In a story that first appeared to be a freak accident, the short film shows how the whole case was actually much more complicated than that.

The incident itself happened back in 2016, when Caleb Schwab visited Schlitterbahn Water Park in Kansas City with his family for what should have been a fun day out.

The ride used to be the tallest water slide in the world.
The Atlantic

Verrückt (German for 'insane'), was the tallest waterslide in the world at 169 feet tall and saw riders plummet down the nearly vertical 17-storey chute. Standing taller than Niagara Falls, it dropped at speeds up to 70 miles per hour (113km per hour).

Caleb, the son of Kansas State lawmaker Scott, died on the ride after being decapitated on the way down. A loud cracking noise was heard, before other visitors saw the disturbing sight of a body wash down after the raft. A lifeguard held people back, with visitors catching a glimpse of the young boy who appeared to have been decapitated.

A witness claimed Caleb flew out of the raft after the first drop and hit the safety net before dropping 50ft to his death.

The video shows an interview with one of the designers, John Schooley, who tested the ride himself before it opened. "That was really exciting because we truly didn't know whether we were going to survive it or not," he says. "A ride might be scary, but you figure that they have it figured out. We didn't know whether we had it figured out or not."

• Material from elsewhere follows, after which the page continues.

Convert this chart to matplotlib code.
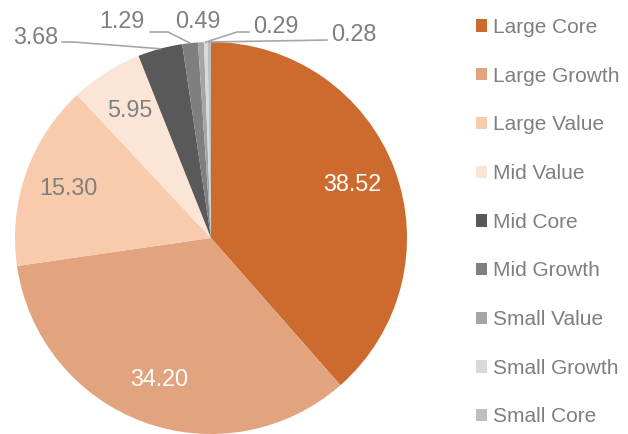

The park's co owner Jeff Henry and Schooley were eventually indicted on charges of aggravated battery, aggravated endangerment of a child, interference with law enforcement and second-degree murder.

The state said that the two men had rushed forward with the ride's construction without the technical expertise required to design a properly functioning waterslide, skipped 'fundamental steps in the design process,' and relied 'almost entirely on crude trial-and-error methods' for safety testing.

A team of experts who inspected the ride after Caleb's death found 'physical evidence that indicated that other rafts had gone airborne and collided with the overhead hoops and netting before the fatality'.

Caleb was only ten years old when he tragically lost his life.
Fox4

To make matters worse, on 3 July 2014 - one week before the ride's grand opening - an engineering firm that was hired to perform accelerometer tests on Verrückt's rafts issued a damning report that 'guaranteed that rafts would occasionally go airborne in a manner that could severely injure or kill the occupants'.

The documentary shows that owners pushed ahead with the opening of the ride to coincide with a reality TV show about amusement parks.

Other documents cited evidence of nearly a dozen Schlitterbahn customers who had been injured on the ride. According to evidence submitted by the state, Schlitterbahn buried or downplayed many of these reports.

Nathan Truesdell, the filmmaker who created the documentary, said: "This could have happened to anyone who went down that slide."

In the end, charges were dismissed against Henry and Schooley due to 'improper evidence', but the water park is now closed, and the slide has thankfully been demolished.